To the Editor:
I read the Advice of Counsel column, “Certification Bid Must End,” in the Aug. 13, 2007 issue with great dismay. It called for derailing the specialist certification program for residential real estate.
The column’s analysis could benefit from our experience with the certification process in workers’ compensation, which is currently the only specialist program certified by the Connecticut Bar Association. It took more than 10 years before the first specialists were certified in May 2001. We now have six years of history to look back on to gauge the impact of certification on this area of practice.
One of the column’s criticisms of the proposed program was that no scandal has arisen which could have been prevented by a certification program in real estate. Is this to suggest we should wait for one? We saw the disastrous results of that line of reasoning with the bridge collapse in Minneapolis. (A cartoon on that very issue appeared on the page opposite the Advice of Counsel column.)
Another of the arguments presented against the program was that lawyers, having graduated from law school and passed the bar exam are now fully competent in these (real estate closings) core tasks. While I question that premise, I think every attorney should strive to improve their skills through practice, mentoring and CLE. The certification process should be the culmination of all of those.
The Law Tribune‘s Advisory Board also warns that no one can predict the impact of specialization on the marketplace. In fact, I believe we can. In the workers’ compensation field, I do not believe there has been a substantial impact on the marketplace. Insurance companies, like banks, will select those people that they feel are capable of practicing in that field, regardless of whether they are certified specialists or not.
In the same vein, the board contends that once non-certified lawyers have been dropped from the closing process, certified lawyers will increase their rates. First, in the workers’ compensation field, we have not seen any appreciable “drop-out rate.” Certainly, we have not seen any impact on the fees attorneys charge whether they are certified or non-certified.
Finally, the column contends that the real benefactor of the certification program is the CBA via the $150 yearly fee for certification, and the development and presentation of CLE programs. First, the cost of administering the certification program far exceeds the $150-per-specialist revenues that the CBA generates. Secondly, is the Advisory Board suggesting that continuing legal education is a bad thing? The vast majority of other states require CLE. Clearly, this “voluntary” program to have a minimum of 12 hours of continuing legal education per year will only benefit the profession, and more importantly, our clients.
And they, indeed, are the most important beneficiary of the specialist program – our clients. Certainly, I don’t believe there are many board certified specialists in workers’ compensation that will tell you that their practice has been significantly affected by the fact that they are board-certified specialists. Most of us did it because of our feeling of professional pride in what we do.

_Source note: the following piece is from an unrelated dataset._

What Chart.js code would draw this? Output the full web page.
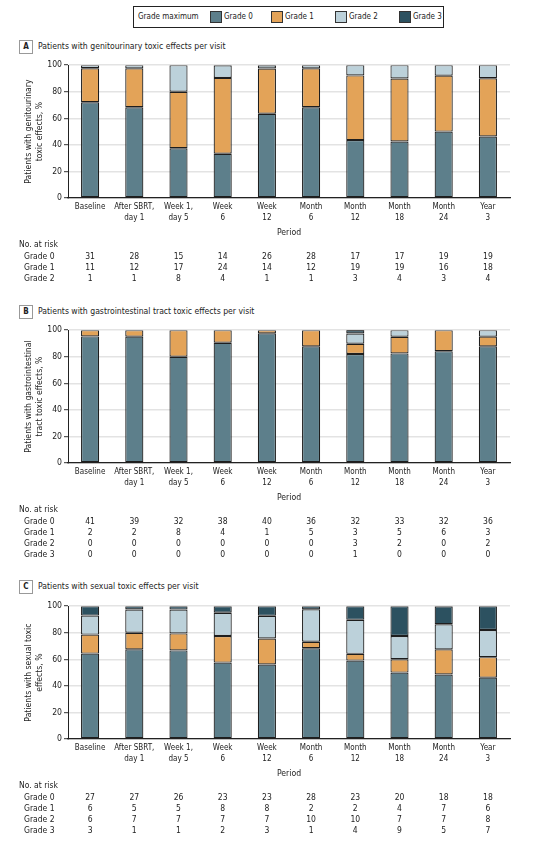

The real benefactor is the consumer (we call them clients) who, when they have no knowledge of a person’s competency in an area, can look to that as a barometer. Is it better that we have attorneys advertising, and being self-proclaimed experts in a field, or is it better that we have a certification program as an objective standard? The medical profession has had specialty certification for years. It is time for us to follow suit.
Certification of specialization is not without its flaws. What it does, however, is provide an objective standard to measure those who have knowledge, experience, professional liability insurance and a commitment to continuing legal education in their field. We, as attorneys, may be the secondary beneficiaries of that standard. Our clients, however, are the primary beneficiaries. That can only enhance our profession.
Mark D. Leighton, Esq.
Leighton, Katz & Drapeau
Editor’s note: Attorney Leighton is the vice chairman of the CBA’s Workers’ Compensation Section.